Advantages of the reflector include the mirror light collection system itself. With a mirror, chromatic aberration is not an issue. Also, a mirror located at the rear of the tube is less prone to collecting dew than a lens at the front of a refractor or compound design. The reason many beginners go for reflectors is the cost. A Newtonian reflector is the cheapest design per inch of aperture of all telescopes. However, there are drawbacks to a reflector.

One drawback is due to the mirror system. The pair of mirrors must be kept in line. Collimating, is the process of aligning mirrors and this will undoubtedly have to be done sooner or later. When it comes to handling, Newts are the most fragile of telescopes. Another drawback of the mirror is that the reflective coating will need to be replaced with enough time. Bulkiness is an issue for some people. Many reflectors are typically about four feet long with apertures of up to a foot. This may prove too large for some people to want to carry outside very often. For many astronomers, by far the biggest complaint about Newtonian reflectors is the secondary mirror. The small secondary mirror is supported by a four pronged “spider” at the front of the tube. The “legs” lead to diffraction spikes appearing on stars. While to some people, the spiking is aesthetically appealing, it is an annoyance to others. Even for people who think the spiking just adds to the beauty of the stars, the secondary mirror obstructing the tube definitely degrades the image sharpness/contrast. Because of the obstruction caused by the secondary mirror, no reflector will ever match a refractor in the clarity and resolving department. However, the clarity and resolving ability of a reflector is not bad at all, it just is not quite as good as a refractor. Also, while refractors are greatly limited in size because a lens is only supported on its periphery, a mirror can be supported underneath, allowing for giant telescopes. Some companies offer ready built reflectors of up to three feet in aperture.

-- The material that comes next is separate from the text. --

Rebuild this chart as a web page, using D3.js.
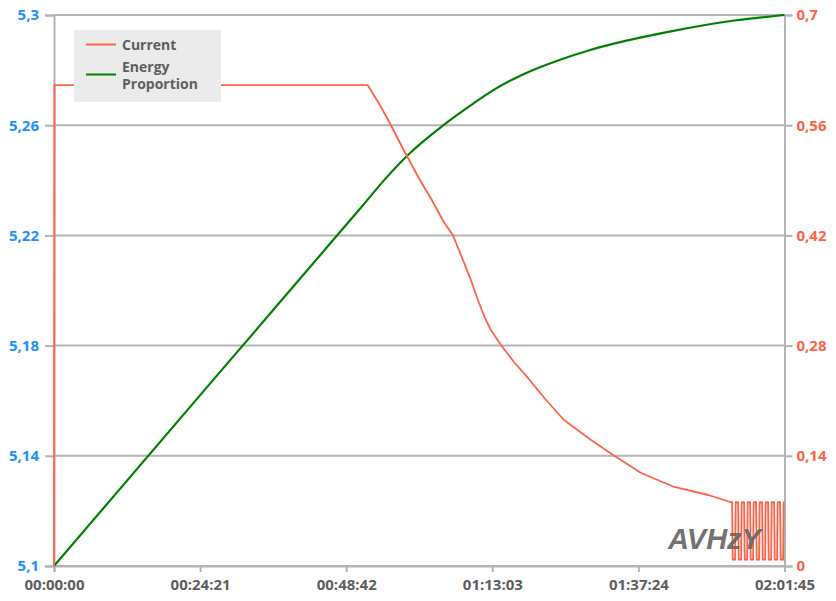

Summary. The simple Newtonian reflector is by far the cheapest telescope design around. Because of the cost, a six to eight inch reflector is often considered an ideal choice for a beginning astronomer. Reflectors offer some decided advantages over other designs. First is the low cost. Reflectors are also the least likely design to be effected by dew formation. Another benefit of the mirror is the lack of false color. The older Newtonian design offers these benefits but has some disadvantages. Mirrors will occasionally have to be realigned and refinished. Diffraction spikes provide varying reactions. But the undeniable drawback is the clarity. While Newtonians can split double stars and resolve detail in the cloud bands of Jupiter, a refractor will always be better for clarity and contrast. The new clear aperture reflector design offers great potential. With the lack of false color and clarity, apo refractors may soon be challenged as the best telescope design around.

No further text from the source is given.